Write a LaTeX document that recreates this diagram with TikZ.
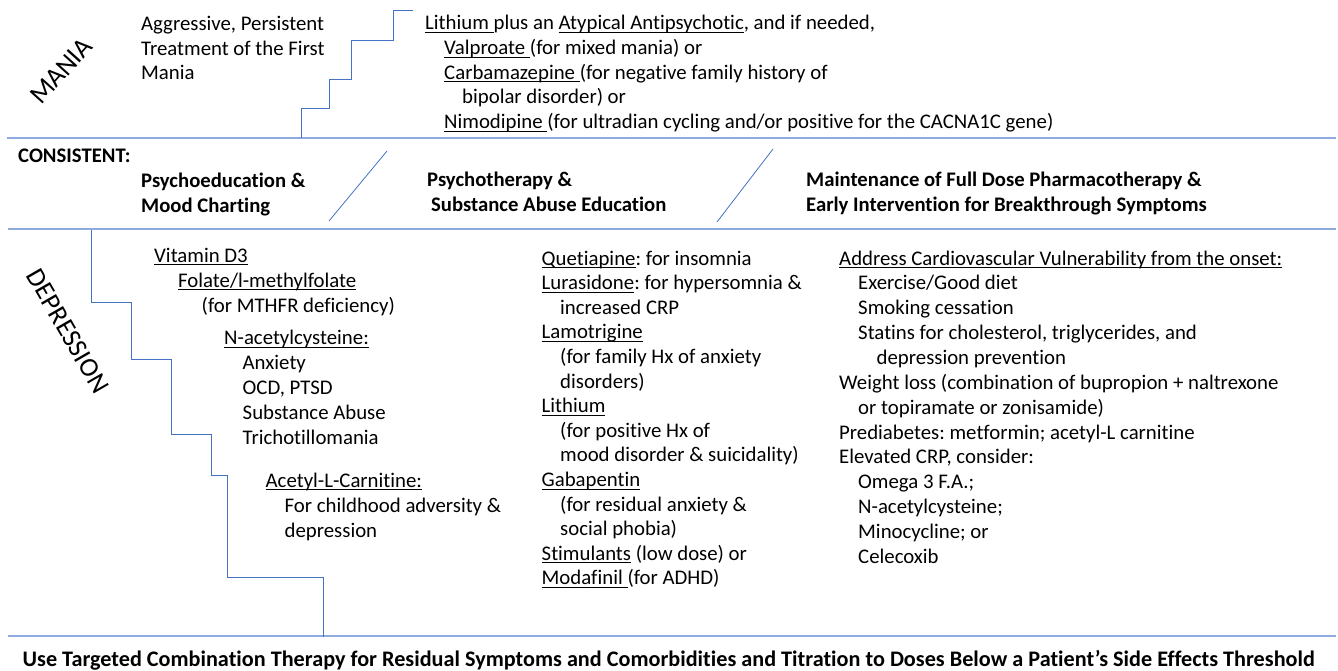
\documentclass[tikz,border=0pt]{standalone}
\usepackage{fontspec}
\setmainfont{Carlito}[Ligatures=CommonOff]
\frenchspacing
\definecolor{stair}{RGB}{68,114,196}
\definecolor{hline}{RGB}{143,170,220}
\newsavebox\ulbox
\newcommand\ul[1]{\sbox\ulbox{#1}\rlap{\rule[-3.2pt]{\wd\ulbox}{1pt}}\usebox\ulbox}
\begin{document}
\begin{tikzpicture}[x=1pt,y=-1pt,
  txt/.style={anchor=base west, inner sep=0pt, font=\fontsize{20.8}{24.6}\selectfont\frenchspacing},
  bld/.style={anchor=base west, inner sep=0pt, font=\fontsize{20.7}{24.6}\selectfont\bfseries\frenchspacing},
  bigbld/.style={anchor=base west, inner sep=0pt, font=\fontsize{22.2}{26}\selectfont\bfseries\frenchspacing},
  rot/.style={inner sep=0pt, font=\fontsize{27}{27}\selectfont},
  stairline/.style={draw=stair, line width=1pt},
  slash/.style={draw=stair, line width=0.8pt},
  sepline/.style={draw=hline, line width=1.5pt}]
\useasboundingbox (0,0) rectangle (1338,671);

% separator lines
\coordinate (h1a) at (7,138); \coordinate (h1b) at (1336,138);
\coordinate (h2a) at (8,229); \coordinate (h2b) at (1336,229);
\coordinate (h3a) at (8,636); \coordinate (h3b) at (1336,636);
\draw[sepline] (h1a) -- (h1b);
\draw[sepline] (h2a) -- (h2b);
\draw[sepline] (h3a) -- (h3b);

% mania staircase
\coordinate (ms0) at (301,138);
\coordinate (ms1) at (413,11);
\draw[stairline] (ms0) |- (329,109) |- (351,80) |- (393,41) |- (ms1);

% depression staircase
\coordinate (ds0) at (91,230);
\coordinate (ds1) at (323,637);
\draw[stairline] (ds0) |- (131,302) |- (171,359) |- (211,434) |- (227,475) |- (323,577) -- (ds1);

% slashes
\coordinate (s1a) at (387,151); \coordinate (s1b) at (329,221);
\coordinate (s2a) at (773,149); \coordinate (s2b) at (717,222);
\draw[slash] (s1a) -- (s1b);
\draw[slash] (s2a) -- (s2b);

% rotated labels
\node[rot, rotate=48] (mania) at (61,71) {MANIA};
\node[rot, rotate=-60] (depr) at (68,331) {DEPRESSION};

% mania text
\node[txt] (a1) at (141,31) {Aggressive, Persistent};
\node[txt] (a2) at (141,55.5) {Treatment of the First};
\node[txt] (a3) at (141,80) {Mania};

\node[txt] (m1) at (425,30) {\ul{Lithium }plus an \ul{Atypical Antipsychotic}, and if needed,};
\node[txt] (m2) at (444,54.6) {\ul{Valproate }(for mixed mania) or};
\node[txt] (m3) at (444,79.2) {\ul{Carbamazepine }(for negative family history of};
\node[txt] (m4) at (462,103.8) {bipolar disorder) or};
\node[txt] (m5) at (444,128.4) {\ul{Nimodipine }(for ultradian cycling and/or positive for the CACNA1C gene)};

% consistent
\node[bld] (c0) at (18,163) {CONSISTENT:};
\node[bld] (c1) at (141,187.5) {Psychoeducation \&};
\node[bld] (c2) at (141,212) {Mood Charting};
\node[bld] (c3) at (427,187) {Psychotherapy \&};
\node[bld] (c4) at (431,211.5) {Substance Abuse Education};
\node[bld] (c5) at (806,187) {Maintenance of Full Dose Pharmacotherapy \&};
\node[bld] (c6) at (806,211.5) {Early Intervention for Breakthrough Symptoms};

% depression column 1
\node[txt] (d1) at (154,262) {\ul{Vitamin D3}};
\node[txt] (d2) at (178,287) {\ul{Folate/l-methylfolate}};
\node[txt] (d3) at (201.5,312) {(for MTHFR deficiency)};
\node[txt] (d4) at (224,344.5) {\ul{N-acetylcysteine:}};
\node[txt] (d5) at (242.5,369.5) {Anxiety};
\node[txt] (d6) at (242.5,394.5) {OCD, PTSD};
\node[txt] (d7) at (242.5,419.5) {Substance Abuse};
\node[txt] (d8) at (242.5,444.5) {Trichotillomania};
\node[txt] (d9) at (265.5,487) {\ul{Acetyl-L-Carnitine:}};
\node[txt] (d10) at (284.5,512) {For childhood adversity \&};
\node[txt] (d11) at (284.5,537) {depression};

% depression column 2
\node[txt] (e1) at (541.5,265) {\ul{Quetiapine}: for insomnia};
\node[txt] (e2) at (541.5,289.6) {\ul{Lurasidone}: for hypersomnia \&};
\node[txt] (e3) at (560,314.2) {increased CRP};
\node[txt] (e4) at (541.5,338.8) {\ul{Lamotrigine}};
\node[txt] (e5) at (560,363.4) {(for family Hx of anxiety};
\node[txt] (e6) at (560,388) {disorders)};
\node[txt] (e7) at (541.5,412.6) {\ul{Lithium}};
\node[txt] (e8) at (560,437.2) {(for positive Hx of};
\node[txt] (e9) at (560,461.8) {mood disorder \& suicidality)};
\node[txt] (e10) at (541.5,486.4) {\ul{Gabapentin}};
\node[txt] (e11) at (560,511) {(for residual anxiety \&};
\node[txt] (e12) at (560,535.6) {social phobia)};
\node[txt] (e13) at (541.5,560.2) {\ul{Stimulants} (low dose) or};
\node[txt] (e14) at (541.5,584.8) {\ul{Modafinil }(for ADHD)};

% depression column 3
\node[txt] (f1) at (839,265) {\ul{Address Cardiovascular Vulnerability from the onset:}};
\node[txt] (f2) at (858,289.9) {Exercise/Good diet};
\node[txt] (f3) at (858,314.7) {Smoking cessation};
\node[txt] (f4) at (858,339.6) {Statins for cholesterol, triglycerides, and};
\node[txt] (f5) at (876.5,364.4) {depression prevention};
\node[txt] (f6) at (839,389.3) {Weight loss (combination of bupropion + naltrexone};
\node[txt] (f7) at (858,414.1) {or topiramate or zonisamide)};
\node[txt] (f8) at (839,439) {Prediabetes: metformin; acetyl-L carnitine};
\node[txt] (f9) at (839,463.9) {Elevated CRP, consider:};
\node[txt] (f10) at (858,488.7) {Omega 3 F.A.;};
\node[txt] (f11) at (858,513.6) {N-acetylcysteine;};
\node[txt] (f12) at (858,538.4) {Minocycline; or};
\node[txt] (f13) at (858,563.3) {Celecoxib};

% bottom
\node[bigbld] (bot) at (22.5,666.5) {Use Targeted Combination Therapy for Residual Symptoms and Comorbidities and Titration to Doses Below a Patient’s Side Effects Threshold};
\end{tikzpicture}
\end{document}
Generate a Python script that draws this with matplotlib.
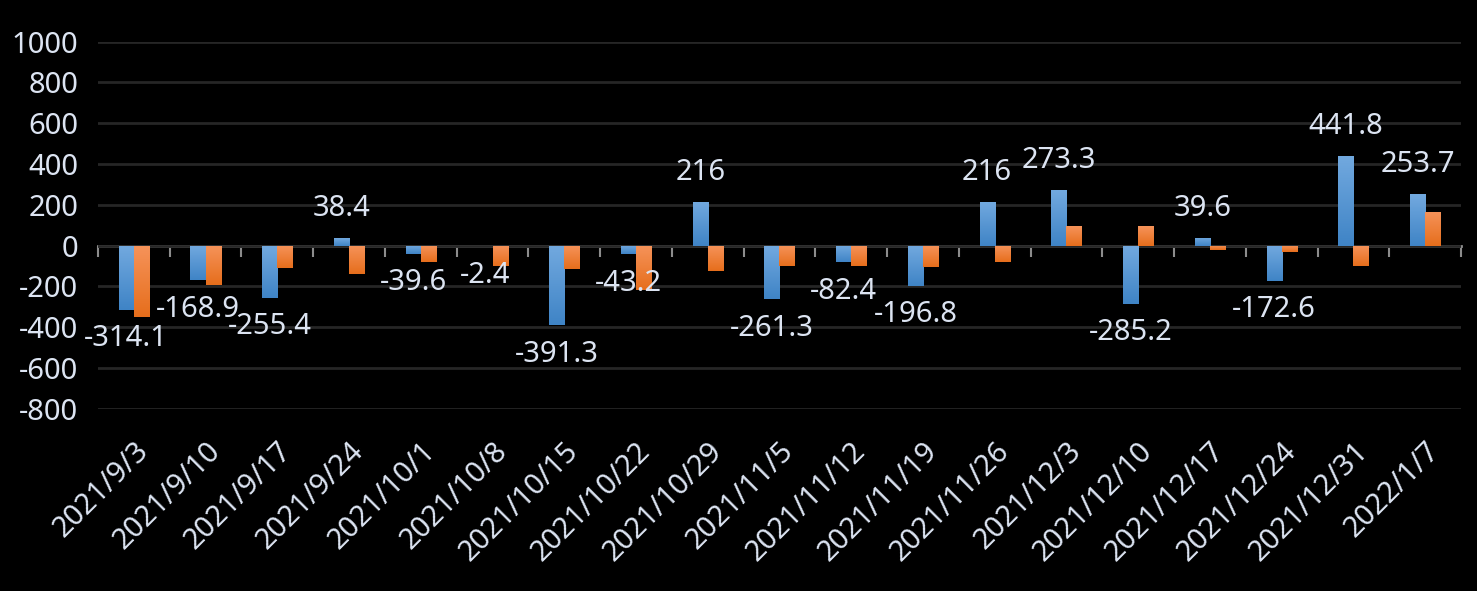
+++
## What the task requires
Reproduce the whole listing above word for word, but not its pictures.

## Task solution
Write a LaTeX document that recreates this diagram with TikZ.
\documentclass[tikz,border=0pt]{standalone}
\usepackage{fontspec}
\setmainfont{Carlito}[Ligatures=CommonOff]
\frenchspacing
\definecolor{stair}{RGB}{68,114,196}
\definecolor{hline}{RGB}{143,170,220}
\newsavebox\ulbox
\newcommand\ul[1]{\sbox\ulbox{#1}\rlap{\rule[-3.2pt]{\wd\ulbox}{1pt}}\usebox\ulbox}
\begin{document}
\begin{tikzpicture}[x=1pt,y=-1pt,
  txt/.style={anchor=base west, inner sep=0pt, font=\fontsize{20.8}{24.6}\selectfont\frenchspacing},
  bld/.style={anchor=base west, inner sep=0pt, font=\fontsize{20.7}{24.6}\selectfont\bfseries\frenchspacing},
  bigbld/.style={anchor=base west, inner sep=0pt, font=\fontsize{22.2}{26}\selectfont\bfseries\frenchspacing},
  rot/.style={inner sep=0pt, font=\fontsize{27}{27}\selectfont},
  stairline/.style={draw=stair, line width=1pt},
  slash/.style={draw=stair, line width=0.8pt},
  sepline/.style={draw=hline, line width=1.5pt}]
\useasboundingbox (0,0) rectangle (1338,671);

% separator lines
\coordinate (h1a) at (7,138); \coordinate (h1b) at (1336,138);
\coordinate (h2a) at (8,229); \coordinate (h2b) at (1336,229);
\coordinate (h3a) at (8,636); \coordinate (h3b) at (1336,636);
\draw[sepline] (h1a) -- (h1b);
\draw[sepline] (h2a) -- (h2b);
\draw[sepline] (h3a) -- (h3b);

% mania staircase
\coordinate (ms0) at (301,138);
\coordinate (ms1) at (413,11);
\draw[stairline] (ms0) |- (329,109) |- (351,80) |- (393,41) |- (ms1);

% depression staircase
\coordinate (ds0) at (91,230);
\coordinate (ds1) at (323,637);
\draw[stairline] (ds0) |- (131,302) |- (171,359) |- (211,434) |- (227,475) |- (323,577) -- (ds1);

% slashes
\coordinate (s1a) at (387,151); \coordinate (s1b) at (329,221);
\coordinate (s2a) at (773,149); \coordinate (s2b) at (717,222);
\draw[slash] (s1a) -- (s1b);
\draw[slash] (s2a) -- (s2b);

% rotated labels
\node[rot, rotate=48] (mania) at (61,71) {MANIA};
\node[rot, rotate=-60] (depr) at (68,331) {DEPRESSION};

% mania text
\node[txt] (a1) at (141,31) {Aggressive, Persistent};
\node[txt] (a2) at (141,55.5) {Treatment of the First};
\node[txt] (a3) at (141,80) {Mania};

\node[txt] (m1) at (425,30) {\ul{Lithium }plus an \ul{Atypical Antipsychotic}, and if needed,};
\node[txt] (m2) at (444,54.6) {\ul{Valproate }(for mixed mania) or};
\node[txt] (m3) at (444,79.2) {\ul{Carbamazepine }(for negative family history of};
\node[txt] (m4) at (462,103.8) {bipolar disorder) or};
\node[txt] (m5) at (444,128.4) {\ul{Nimodipine }(for ultradian cycling and/or positive for the CACNA1C gene)};

% consistent
\node[bld] (c0) at (18,163) {CONSISTENT:};
\node[bld] (c1) at (141,187.5) {Psychoeducation \&};
\node[bld] (c2) at (141,212) {Mood Charting};
\node[bld] (c3) at (427,187) {Psychotherapy \&};
\node[bld] (c4) at (431,211.5) {Substance Abuse Education};
\node[bld] (c5) at (806,187) {Maintenance of Full Dose Pharmacotherapy \&};
\node[bld] (c6) at (806,211.5) {Early Intervention for Breakthrough Symptoms};

% depression column 1
\node[txt] (d1) at (154,262) {\ul{Vitamin D3}};
\node[txt] (d2) at (178,287) {\ul{Folate/l-methylfolate}};
\node[txt] (d3) at (201.5,312) {(for MTHFR deficiency)};
\node[txt] (d4) at (224,344.5) {\ul{N-acetylcysteine:}};
\node[txt] (d5) at (242.5,369.5) {Anxiety};
\node[txt] (d6) at (242.5,394.5) {OCD, PTSD};
\node[txt] (d7) at (242.5,419.5) {Substance Abuse};
\node[txt] (d8) at (242.5,444.5) {Trichotillomania};
\node[txt] (d9) at (265.5,487) {\ul{Acetyl-L-Carnitine:}};
\node[txt] (d10) at (284.5,512) {For childhood adversity \&};
\node[txt] (d11) at (284.5,537) {depression};

% depression column 2
\node[txt] (e1) at (541.5,265) {\ul{Quetiapine}: for insomnia};
\node[txt] (e2) at (541.5,289.6) {\ul{Lurasidone}: for hypersomnia \&};
\node[txt] (e3) at (560,314.2) {increased CRP};
\node[txt] (e4) at (541.5,338.8) {\ul{Lamotrigine}};
\node[txt] (e5) at (560,363.4) {(for family Hx of anxiety};
\node[txt] (e6) at (560,388) {disorders)};
\node[txt] (e7) at (541.5,412.6) {\ul{Lithium}};
\node[txt] (e8) at (560,437.2) {(for positive Hx of};
\node[txt] (e9) at (560,461.8) {mood disorder \& suicidality)};
\node[txt] (e10) at (541.5,486.4) {\ul{Gabapentin}};
\node[txt] (e11) at (560,511) {(for residual anxiety \&};
\node[txt] (e12) at (560,535.6) {social phobia)};
\node[txt] (e13) at (541.5,560.2) {\ul{Stimulants} (low dose) or};
\node[txt] (e14) at (541.5,584.8) {\ul{Modafinil }(for ADHD)};

% depression column 3
\node[txt] (f1) at (839,265) {\ul{Address Cardiovascular Vulnerability from the onset:}};
\node[txt] (f2) at (858,289.9) {Exercise/Good diet};
\node[txt] (f3) at (858,314.7) {Smoking cessation};
\node[txt] (f4) at (858,339.6) {Statins for cholesterol, triglycerides, and};
\node[txt] (f5) at (876.5,364.4) {depression prevention};
\node[txt] (f6) at (839,389.3) {Weight loss (combination of bupropion + naltrexone};
\node[txt] (f7) at (858,414.1) {or topiramate or zonisamide)};
\node[txt] (f8) at (839,439) {Prediabetes: metformin; acetyl-L carnitine};
\node[txt] (f9) at (839,463.9) {Elevated CRP, consider:};
\node[txt] (f10) at (858,488.7) {Omega 3 F.A.;};
\node[txt] (f11) at (858,513.6) {N-acetylcysteine;};
\node[txt] (f12) at (858,538.4) {Minocycline; or};
\node[txt] (f13) at (858,563.3) {Celecoxib};

% bottom
\node[bigbld] (bot) at (22.5,666.5) {Use Targeted Combination Therapy for Residual Symptoms and Comorbidities and Titration to Doses Below a Patient’s Side Effects Threshold};
\end{tikzpicture}
\end{document}
Generate a Python script that draws this with matplotlib.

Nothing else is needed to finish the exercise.